'''
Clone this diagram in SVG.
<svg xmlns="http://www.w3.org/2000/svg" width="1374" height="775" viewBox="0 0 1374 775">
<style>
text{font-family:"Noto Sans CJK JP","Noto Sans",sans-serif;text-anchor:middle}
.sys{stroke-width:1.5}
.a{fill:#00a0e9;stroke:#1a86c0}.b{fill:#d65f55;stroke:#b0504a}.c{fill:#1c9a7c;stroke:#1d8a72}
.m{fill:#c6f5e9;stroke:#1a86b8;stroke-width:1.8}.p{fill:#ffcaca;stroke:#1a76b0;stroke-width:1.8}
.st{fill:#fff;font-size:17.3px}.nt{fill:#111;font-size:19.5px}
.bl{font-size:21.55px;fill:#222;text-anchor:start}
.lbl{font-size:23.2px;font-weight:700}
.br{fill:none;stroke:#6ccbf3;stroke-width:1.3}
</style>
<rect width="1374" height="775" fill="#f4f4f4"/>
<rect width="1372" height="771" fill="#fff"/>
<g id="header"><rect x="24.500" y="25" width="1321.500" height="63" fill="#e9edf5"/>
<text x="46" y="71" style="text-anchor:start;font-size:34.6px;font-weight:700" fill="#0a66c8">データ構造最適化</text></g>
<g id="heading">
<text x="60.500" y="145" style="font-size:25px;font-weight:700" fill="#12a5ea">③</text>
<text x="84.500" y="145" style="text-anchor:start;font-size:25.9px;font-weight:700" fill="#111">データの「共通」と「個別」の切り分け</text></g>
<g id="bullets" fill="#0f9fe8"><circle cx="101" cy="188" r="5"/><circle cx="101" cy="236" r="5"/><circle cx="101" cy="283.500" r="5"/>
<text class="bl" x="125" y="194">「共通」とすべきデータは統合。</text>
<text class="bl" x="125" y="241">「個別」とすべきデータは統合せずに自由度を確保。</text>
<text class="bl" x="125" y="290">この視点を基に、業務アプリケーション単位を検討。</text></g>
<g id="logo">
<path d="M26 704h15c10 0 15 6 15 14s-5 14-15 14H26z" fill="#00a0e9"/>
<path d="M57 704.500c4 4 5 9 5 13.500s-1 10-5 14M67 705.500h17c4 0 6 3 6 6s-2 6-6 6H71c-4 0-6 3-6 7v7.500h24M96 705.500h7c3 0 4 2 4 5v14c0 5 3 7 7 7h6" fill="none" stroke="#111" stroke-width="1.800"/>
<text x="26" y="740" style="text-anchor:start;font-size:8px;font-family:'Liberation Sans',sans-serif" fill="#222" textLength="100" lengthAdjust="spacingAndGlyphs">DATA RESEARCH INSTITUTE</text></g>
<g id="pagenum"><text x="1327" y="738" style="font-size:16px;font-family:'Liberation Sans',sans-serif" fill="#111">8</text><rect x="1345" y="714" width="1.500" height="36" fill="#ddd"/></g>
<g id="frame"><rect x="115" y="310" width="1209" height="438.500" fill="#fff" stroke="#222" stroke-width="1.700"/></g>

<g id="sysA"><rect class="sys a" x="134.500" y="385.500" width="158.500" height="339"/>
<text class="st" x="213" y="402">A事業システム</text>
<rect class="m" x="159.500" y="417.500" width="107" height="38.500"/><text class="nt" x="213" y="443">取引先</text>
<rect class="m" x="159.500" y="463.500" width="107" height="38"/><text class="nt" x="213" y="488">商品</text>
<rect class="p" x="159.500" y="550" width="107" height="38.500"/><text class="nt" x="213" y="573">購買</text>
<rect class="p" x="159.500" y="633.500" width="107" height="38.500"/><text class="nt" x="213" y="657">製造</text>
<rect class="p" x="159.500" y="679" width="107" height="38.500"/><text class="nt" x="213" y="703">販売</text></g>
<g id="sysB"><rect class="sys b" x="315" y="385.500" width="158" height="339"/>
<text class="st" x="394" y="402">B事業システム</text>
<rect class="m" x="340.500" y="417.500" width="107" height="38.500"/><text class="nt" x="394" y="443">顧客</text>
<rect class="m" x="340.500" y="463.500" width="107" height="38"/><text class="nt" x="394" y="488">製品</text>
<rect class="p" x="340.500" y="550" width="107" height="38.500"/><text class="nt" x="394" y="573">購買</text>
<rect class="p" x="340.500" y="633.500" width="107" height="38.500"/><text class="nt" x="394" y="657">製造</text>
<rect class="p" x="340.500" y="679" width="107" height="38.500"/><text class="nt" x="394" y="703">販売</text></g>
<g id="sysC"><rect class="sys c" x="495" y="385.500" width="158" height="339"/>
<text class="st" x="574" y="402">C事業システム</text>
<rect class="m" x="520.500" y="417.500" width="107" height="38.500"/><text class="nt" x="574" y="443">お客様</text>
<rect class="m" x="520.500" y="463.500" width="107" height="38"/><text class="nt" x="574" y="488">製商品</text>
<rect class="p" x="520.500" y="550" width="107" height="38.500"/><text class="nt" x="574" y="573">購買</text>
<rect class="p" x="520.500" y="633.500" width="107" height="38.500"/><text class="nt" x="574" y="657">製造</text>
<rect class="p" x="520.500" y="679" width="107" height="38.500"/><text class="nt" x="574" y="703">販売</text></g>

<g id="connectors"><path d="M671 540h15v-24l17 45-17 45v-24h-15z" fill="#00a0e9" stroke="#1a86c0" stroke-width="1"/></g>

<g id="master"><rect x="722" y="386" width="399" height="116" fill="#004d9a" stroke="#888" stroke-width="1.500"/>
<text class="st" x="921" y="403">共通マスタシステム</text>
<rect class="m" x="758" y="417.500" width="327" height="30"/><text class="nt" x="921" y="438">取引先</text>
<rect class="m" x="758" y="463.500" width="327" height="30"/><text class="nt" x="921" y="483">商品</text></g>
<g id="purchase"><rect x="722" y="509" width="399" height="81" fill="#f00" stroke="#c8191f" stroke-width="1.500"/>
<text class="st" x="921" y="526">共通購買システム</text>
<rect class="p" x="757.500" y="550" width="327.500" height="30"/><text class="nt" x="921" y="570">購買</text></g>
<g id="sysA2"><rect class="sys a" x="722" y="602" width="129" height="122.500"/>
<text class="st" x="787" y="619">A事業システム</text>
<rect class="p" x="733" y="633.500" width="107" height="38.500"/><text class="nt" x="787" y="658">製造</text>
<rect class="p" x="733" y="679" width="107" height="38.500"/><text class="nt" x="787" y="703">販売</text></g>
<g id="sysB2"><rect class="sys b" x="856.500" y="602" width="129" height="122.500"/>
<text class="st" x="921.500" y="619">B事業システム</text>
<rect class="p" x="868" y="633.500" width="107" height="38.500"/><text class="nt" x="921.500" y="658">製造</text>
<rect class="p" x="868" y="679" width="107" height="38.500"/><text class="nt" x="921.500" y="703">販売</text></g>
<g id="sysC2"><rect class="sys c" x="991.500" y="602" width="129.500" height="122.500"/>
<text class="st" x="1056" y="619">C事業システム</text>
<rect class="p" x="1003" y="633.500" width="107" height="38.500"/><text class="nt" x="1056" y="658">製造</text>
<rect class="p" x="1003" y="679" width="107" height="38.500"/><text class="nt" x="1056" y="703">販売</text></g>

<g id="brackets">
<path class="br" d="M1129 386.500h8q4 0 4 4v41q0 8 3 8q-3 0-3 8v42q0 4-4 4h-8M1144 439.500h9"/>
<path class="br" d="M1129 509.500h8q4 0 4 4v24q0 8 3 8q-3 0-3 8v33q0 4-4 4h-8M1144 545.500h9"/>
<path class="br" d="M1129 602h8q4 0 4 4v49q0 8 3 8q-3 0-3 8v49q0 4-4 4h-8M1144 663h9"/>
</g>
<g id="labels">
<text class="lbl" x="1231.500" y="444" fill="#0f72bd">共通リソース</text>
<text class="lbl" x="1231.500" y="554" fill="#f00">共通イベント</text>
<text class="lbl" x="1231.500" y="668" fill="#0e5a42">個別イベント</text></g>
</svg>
'''
**What is required**
Write the listing out again, exactly as shown above.

**Exercise result**
Clone this diagram in SVG.
<svg xmlns="http://www.w3.org/2000/svg" width="1374" height="775" viewBox="0 0 1374 775">
<style>
text{font-family:"Noto Sans CJK JP","Noto Sans",sans-serif;text-anchor:middle}
.sys{stroke-width:1.5}
.a{fill:#00a0e9;stroke:#1a86c0}.b{fill:#d65f55;stroke:#b0504a}.c{fill:#1c9a7c;stroke:#1d8a72}
.m{fill:#c6f5e9;stroke:#1a86b8;stroke-width:1.8}.p{fill:#ffcaca;stroke:#1a76b0;stroke-width:1.8}
.st{fill:#fff;font-size:17.3px}.nt{fill:#111;font-size:19.5px}
.bl{font-size:21.55px;fill:#222;text-anchor:start}
.lbl{font-size:23.2px;font-weight:700}
.br{fill:none;stroke:#6ccbf3;stroke-width:1.3}
</style>
<rect width="1374" height="775" fill="#f4f4f4"/>
<rect width="1372" height="771" fill="#fff"/>
<g id="header"><rect x="24.500" y="25" width="1321.500" height="63" fill="#e9edf5"/>
<text x="46" y="71" style="text-anchor:start;font-size:34.6px;font-weight:700" fill="#0a66c8">データ構造最適化</text></g>
<g id="heading">
<text x="60.500" y="145" style="font-size:25px;font-weight:700" fill="#12a5ea">③</text>
<text x="84.500" y="145" style="text-anchor:start;font-size:25.9px;font-weight:700" fill="#111">データの「共通」と「個別」の切り分け</text></g>
<g id="bullets" fill="#0f9fe8"><circle cx="101" cy="188" r="5"/><circle cx="101" cy="236" r="5"/><circle cx="101" cy="283.500" r="5"/>
<text class="bl" x="125" y="194">「共通」とすべきデータは統合。</text>
<text class="bl" x="125" y="241">「個別」とすべきデータは統合せずに自由度を確保。</text>
<text class="bl" x="125" y="290">この視点を基に、業務アプリケーション単位を検討。</text></g>
<g id="logo">
<path d="M26 704h15c10 0 15 6 15 14s-5 14-15 14H26z" fill="#00a0e9"/>
<path d="M57 704.500c4 4 5 9 5 13.500s-1 10-5 14M67 705.500h17c4 0 6 3 6 6s-2 6-6 6H71c-4 0-6 3-6 7v7.500h24M96 705.500h7c3 0 4 2 4 5v14c0 5 3 7 7 7h6" fill="none" stroke="#111" stroke-width="1.800"/>
<text x="26" y="740" style="text-anchor:start;font-size:8px;font-family:'Liberation Sans',sans-serif" fill="#222" textLength="100" lengthAdjust="spacingAndGlyphs">DATA RESEARCH INSTITUTE</text></g>
<g id="pagenum"><text x="1327" y="738" style="font-size:16px;font-family:'Liberation Sans',sans-serif" fill="#111">8</text><rect x="1345" y="714" width="1.500" height="36" fill="#ddd"/></g>
<g id="frame"><rect x="115" y="310" width="1209" height="438.500" fill="#fff" stroke="#222" stroke-width="1.700"/></g>

<g id="sysA"><rect class="sys a" x="134.500" y="385.500" width="158.500" height="339"/>
<text class="st" x="213" y="402">A事業システム</text>
<rect class="m" x="159.500" y="417.500" width="107" height="38.500"/><text class="nt" x="213" y="443">取引先</text>
<rect class="m" x="159.500" y="463.500" width="107" height="38"/><text class="nt" x="213" y="488">商品</text>
<rect class="p" x="159.500" y="550" width="107" height="38.500"/><text class="nt" x="213" y="573">購買</text>
<rect class="p" x="159.500" y="633.500" width="107" height="38.500"/><text class="nt" x="213" y="657">製造</text>
<rect class="p" x="159.500" y="679" width="107" height="38.500"/><text class="nt" x="213" y="703">販売</text></g>
<g id="sysB"><rect class="sys b" x="315" y="385.500" width="158" height="339"/>
<text class="st" x="394" y="402">B事業システム</text>
<rect class="m" x="340.500" y="417.500" width="107" height="38.500"/><text class="nt" x="394" y="443">顧客</text>
<rect class="m" x="340.500" y="463.500" width="107" height="38"/><text class="nt" x="394" y="488">製品</text>
<rect class="p" x="340.500" y="550" width="107" height="38.500"/><text class="nt" x="394" y="573">購買</text>
<rect class="p" x="340.500" y="633.500" width="107" height="38.500"/><text class="nt" x="394" y="657">製造</text>
<rect class="p" x="340.500" y="679" width="107" height="38.500"/><text class="nt" x="394" y="703">販売</text></g>
<g id="sysC"><rect class="sys c" x="495" y="385.500" width="158" height="339"/>
<text class="st" x="574" y="402">C事業システム</text>
<rect class="m" x="520.500" y="417.500" width="107" height="38.500"/><text class="nt" x="574" y="443">お客様</text>
<rect class="m" x="520.500" y="463.500" width="107" height="38"/><text class="nt" x="574" y="488">製商品</text>
<rect class="p" x="520.500" y="550" width="107" height="38.500"/><text class="nt" x="574" y="573">購買</text>
<rect class="p" x="520.500" y="633.500" width="107" height="38.500"/><text class="nt" x="574" y="657">製造</text>
<rect class="p" x="520.500" y="679" width="107" height="38.500"/><text class="nt" x="574" y="703">販売</text></g>

<g id="connectors"><path d="M671 540h15v-24l17 45-17 45v-24h-15z" fill="#00a0e9" stroke="#1a86c0" stroke-width="1"/></g>

<g id="master"><rect x="722" y="386" width="399" height="116" fill="#004d9a" stroke="#888" stroke-width="1.500"/>
<text class="st" x="921" y="403">共通マスタシステム</text>
<rect class="m" x="758" y="417.500" width="327" height="30"/><text class="nt" x="921" y="438">取引先</text>
<rect class="m" x="758" y="463.500" width="327" height="30"/><text class="nt" x="921" y="483">商品</text></g>
<g id="purchase"><rect x="722" y="509" width="399" height="81" fill="#f00" stroke="#c8191f" stroke-width="1.500"/>
<text class="st" x="921" y="526">共通購買システム</text>
<rect class="p" x="757.500" y="550" width="327.500" height="30"/><text class="nt" x="921" y="570">購買</text></g>
<g id="sysA2"><rect class="sys a" x="722" y="602" width="129" height="122.500"/>
<text class="st" x="787" y="619">A事業システム</text>
<rect class="p" x="733" y="633.500" width="107" height="38.500"/><text class="nt" x="787" y="658">製造</text>
<rect class="p" x="733" y="679" width="107" height="38.500"/><text class="nt" x="787" y="703">販売</text></g>
<g id="sysB2"><rect class="sys b" x="856.500" y="602" width="129" height="122.500"/>
<text class="st" x="921.500" y="619">B事業システム</text>
<rect class="p" x="868" y="633.500" width="107" height="38.500"/><text class="nt" x="921.500" y="658">製造</text>
<rect class="p" x="868" y="679" width="107" height="38.500"/><text class="nt" x="921.500" y="703">販売</text></g>
<g id="sysC2"><rect class="sys c" x="991.500" y="602" width="129.500" height="122.500"/>
<text class="st" x="1056" y="619">C事業システム</text>
<rect class="p" x="1003" y="633.500" width="107" height="38.500"/><text class="nt" x="1056" y="658">製造</text>
<rect class="p" x="1003" y="679" width="107" height="38.500"/><text class="nt" x="1056" y="703">販売</text></g>

<g id="brackets">
<path class="br" d="M1129 386.500h8q4 0 4 4v41q0 8 3 8q-3 0-3 8v42q0 4-4 4h-8M1144 439.500h9"/>
<path class="br" d="M1129 509.500h8q4 0 4 4v24q0 8 3 8q-3 0-3 8v33q0 4-4 4h-8M1144 545.500h9"/>
<path class="br" d="M1129 602h8q4 0 4 4v49q0 8 3 8q-3 0-3 8v49q0 4-4 4h-8M1144 663h9"/>
</g>
<g id="labels">
<text class="lbl" x="1231.500" y="444" fill="#0f72bd">共通リソース</text>
<text class="lbl" x="1231.500" y="554" fill="#f00">共通イベント</text>
<text class="lbl" x="1231.500" y="668" fill="#0e5a42">個別イベント</text></g>
</svg>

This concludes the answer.